My next post will most likely be tomorrow since the internet and some of the house is worked out.
Packing up somewhere sounds like it will be easy. Then the packing begins, and all of these old memories come up. Suddenly, things that have not been seen have meaning. The house actually becomes more of a mess as trash is separated from keep. Then, there is the I have no idea pile. At least I know that progress is being made.
I overreacted with my daughter yesterday. She was playing with all of the other kids. There was an adult around who reminded me of the past and freaked me out. I yelled at my daughter to come sit by where I was. I cannot explain the panic and fear that took over me in that moment. I do not ever want her to have negative experiences if I can prevent it.
Maybe I have been through to much and have done to much research. A person can still be a pedophile if they have kids or if they are older. There is not just one description. I do not care if they are at the same party, a background check was not done to get into the party and something could happen.
Luckily, my daughter and I had a productive talk last night about the incident and I assured her that it was nothing that she did.
Today means more packing and getting the house ready for pictures. Should be a busy day.
My husband and I are looking to move. If I were “normal”, I would have a job and income to use for the paperwork. Unfortunately, my PTSD symptoms are not controlled. I still have panic attacks around people and places that I do not know. My short term memory is messed up. I swear that is from the ECT.
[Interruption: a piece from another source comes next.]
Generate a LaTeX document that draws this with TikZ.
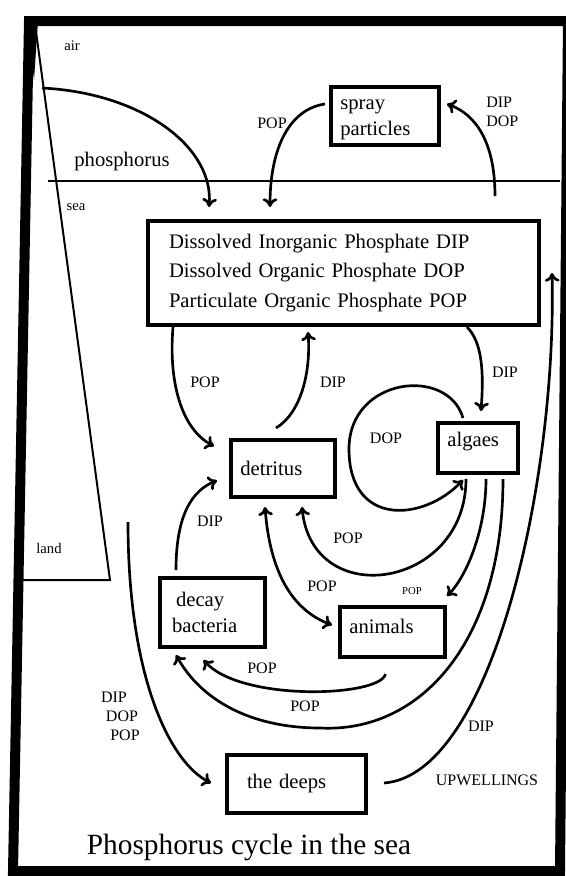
\documentclass[tikz,border=0pt]{standalone}
\usepackage{fontspec}
\setmainfont{Liberation Serif}
\usetikzlibrary{arrows.meta,calc}

\begin{document}
\begin{tikzpicture}[x=0.75pt,y=0.75pt,yscale=-1,xscale=1,
  >={Computer Modern Rightarrow[length=6.5pt,width=11pt]},
  box/.style={draw, line width=3pt, align=left, inner xsep=7pt, inner ysep=0pt, font=\fontsize{15.5}{21}\selectfont},
  flow/.style={line width=2pt, ->},
  twoway/.style={line width=2pt, <->},
  tag/.style={inner sep=0pt, font=\fontsize{12}{14.3}\selectfont},
  zone/.style={inner sep=0pt, font=\fontsize{11}{13}\selectfont}]
\useasboundingbox (0,0) rectangle (565,876); %set diagram size

%Shape: Frame 
\draw [line width=7.5pt, line join=miter] (29,21) -- (568,21) -- (560,871) -- (13,871) -- cycle ;
%Straight Lines 
\draw [line width=1.6pt]  (48,181) -- (560,181) ;
%Straight Lines 
\draw [line width=1.5pt]  (35,24) -- (110,580) -- (15,580) ;
\fill (27,21) -- (38,21) -- (34,80) -- cycle ;
\coordinate (coast) at (42,88) ;
\coordinate (drop) at (128,522) ;

% Text Node
\draw (72,46) node [zone] (air) {air};
% Text Node
\draw (76,207) node [zone] (sea) {sea};
% Text Node
\draw (49,548) node [zone] (land) {land};
% Text Node
\draw (122,162) node [font=\fontsize{15.5}{18}\selectfont, inner sep=0pt] (phos) {phosphorus};

%Shape: Rectangle 
\draw (385,116) node [box, text width=67pt, minimum height=43.5pt, text depth=17pt, font=\fontsize{15.5}{19.5}\selectfont] (spray) {spray\\particles};
%Shape: Rectangle 
\draw (343.5,273) node [box, inner xsep=15.75pt, text width=261.75pt, minimum height=78pt, font=\fontsize{15.5}{22}\selectfont] (pool) {Dissolved Inorganic Phosphate DIP\\Dissolved Organic Phosphate DOP\\Particulate Organic Phosphate POP};
%Shape: Rectangle 
\draw (283,468.5) node [box, text width=64pt, minimum height=42.75pt] (detritus) {detritus};
%Shape: Rectangle 
\draw (478,448) node [box, text width=46pt, minimum height=37.5pt, text depth=13pt] (algaes) {algaes};
%Shape: Rectangle 
\draw (212.5,612.5) node [box, inner xsep=9pt, text width=60.75pt, minimum height=51.75pt, font=\fontsize{15.5}{20}\selectfont] (decay) {\hspace{3pt}decay\\bacteria};
%Shape: Rectangle 
\draw (392.5,632) node [box, text width=64.75pt, minimum height=37.5pt, text depth=9pt] (animals) {animals};
%Shape: Rectangle 
\draw (296.5,784) node [box, inner xsep=15pt, text width=74.25pt, minimum height=43.5pt] (deeps) {the deeps};

%Curve Lines 
\draw [flow] (coast) .. controls +(100,5) and +(5,-60) .. ($(pool.north west)+(63,-12)$) ;
%Curve Lines 
\draw [flow] ($(spray.north west)+(-4,19)$) .. controls +(-35,5) and +(0,-60) .. ($(pool.north west)+(124,-12)$) ;
%Curve Lines 
\draw [flow] ($(pool.north east)+(-46,-23)$) .. controls +(0,-55) and +(28,10) .. ($(spray.north east)+(6,19)$) ;
%Curve Lines 
\draw [flow] ($(pool.south west)+(27,0)$) .. controls +(-5,60) and +(-30,-15) .. ($(detritus.north west)+(-15,8)$) ;
%Curve Lines 
\draw [flow] ($(detritus.north)+(-7,-10)$) .. controls +(25,-15) and +(3,40) .. ($(pool.south west)+(162,5)$) ;
%Curve Lines 
\draw [flow] ($(pool.south east)+(-74,0)$) .. controls +(15,15) and +(3,-40) .. ($(algaes.north)+(3,-10)$) ;
%Curve Lines 
\draw [flow] ($(algaes.north west)+(27,-3)$) .. controls +(-15,-52) and +(0,-72) .. ($(algaes.west)+(-87,1)$) .. controls +(0,78) and +(-40,42) .. ($(algaes.south west)+(27,5)$) ;
%Curve Lines 
\draw [flow] ($(algaes.south west)+(30,4)$) .. controls +(0,110) and +(10,105) .. ($(detritus.south east)+(-35,8)$) ;
%Curve Lines 
\draw [twoway] ($(detritus.south west)+(36,8)$) .. controls +(5,65) and +(-40,-15) .. ($(animals.west)+(-6,-7)$) ;
%Curve Lines 
\draw [flow] ($(algaes.south west)+(50,4)$) .. controls +(0,50) and +(20,-20) .. ($(animals.north east)+(0,-9)$) ;
%Curve Lines 
\draw [flow] ($(algaes.south west)+(67,4)$) .. controls +(0,163) and +(100,5) .. ($(deeps.north)+(24,-25)$) .. controls +(-70,0) and +(25,45) .. ($(decay.south west)+(18,6)$) ;
%Curve Lines 
\draw [flow] ($(animals.south)+(-7,15)$) .. controls +(-5,23) and +(37,42) .. ($(decay.south)+(-9,11)$) ;
%Curve Lines 
\draw [flow] ($(decay.north west)+(18,-6)$) .. controls +(0,-55) and +(-25,10) .. ($(detritus.west)+(-12,12)$) ;
%Curve Lines 
\draw [flow] (drop) .. controls +(0,158) and +(-40,-20) .. ($(deeps.west)+(-14,-1)$) ;
%Curve Lines 
\draw [flow] ($(deeps.east)+(16,-1)$) .. controls +(108,-8) and +(5,207) .. ($(pool.east)+(11,0)$) ;

% Text Node
\draw (272,123) node [tag] (popspray) {POP};
% Text Node
\draw (486,112) node [tag, anchor=west, align=left] (dipdop) {DIP\\DOP};
% Text Node
\draw (205,382) node [tag] (popfall) {POP};
% Text Node
\draw (333,382) node [tag] (diprise) {DIP};
% Text Node
\draw (505,372) node [tag] (dipalg) {DIP};
% Text Node
\draw (386,438) node [tag] (dopalg) {DOP};
% Text Node
\draw (210,521) node [tag] (dipdecay) {DIP};
% Text Node
\draw (348,538) node [tag] (popalg) {POP};
% Text Node
\draw (322,586) node [tag] (popanim) {POP};
% Text Node
\draw (412,591) node [inner sep=0pt, font=\fontsize{8}{9}\selectfont] (popgraze) {POP};
% Text Node
\draw (262,668) node [tag] (popinner) {POP};
% Text Node
\draw (305,706) node [tag] (popouter) {POP};
% Text Node
\draw (114,697) node [tag] (sinkdip) {DIP};
% Text Node
\draw (122,716) node [tag] (sinkdop) {DOP};
% Text Node
\draw (125,735) node [tag] (sinkpop) {POP};
% Text Node
\draw (481,726) node [tag] (dipup) {DIP};
% Text Node
\draw (487,780) node [tag] (upwell) {UPWELLINGS};
% Text Node
\draw (249,847) node [inner sep=0pt, font=\fontsize{22}{26}\selectfont] (title) {Phosphorus cycle in the sea};

\end{tikzpicture}
\end{document}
And then there is the feeling of anger that I try to suppress each day so that I can at least get through the day.
Because of the complications from my mental illness, we may just have to stay where we are and I am going to have to learn to be ok with that. It just sucks that I am such a large part of the problem.
Some people would bring up getting damages from my abusers, yet the statute of limitations has passed. It still makes me feel like I am limited each day due to the symptoms of my illness.
No one chooses to be abused as a child or suppress those memories. Yet, it seems like we are blamed when we cannot hold a job or function as everyone else does. We fought a fight that we did not choose, yet we get blamed. Why didn’t you just tell someone or why did you not move out. I wish it were that easy. If I would have told, things would have been much worse. I was frozen for so long. I just did as they said to not rock the boat. It was not really a choice, it was a way to get through each day with the least amount of pain.
I just wish recovery would happen sooner. It just seems to take so long and involve so many aspects of my life. I just have to do what I can. Keep going to the doctors and seeing my therapist. One step at a time!
My therapist has a new goal for me: to say hello to people at counters and restaurants. I have become an expert at being invisible over the years. It has led to not having friends and isolating myself inside the house.
I like the house, it is safe and I feel comfortable. I feel like a freak outside. My scars are so noticeable from all of the self harm. I am going to try to have one removed or at least decrease the size.
Therapy is going ok. My therapist and I have come to the realization that my feelings are buried so far down, they may never come up. We are working on trying to feel in the present. That is hard as well. I am used to shutting down.
Right now I am just trying to take one day at a time and know that I did the best that I could each night before I go to sleep.
Maybe I will be able to make friends. There is always hope!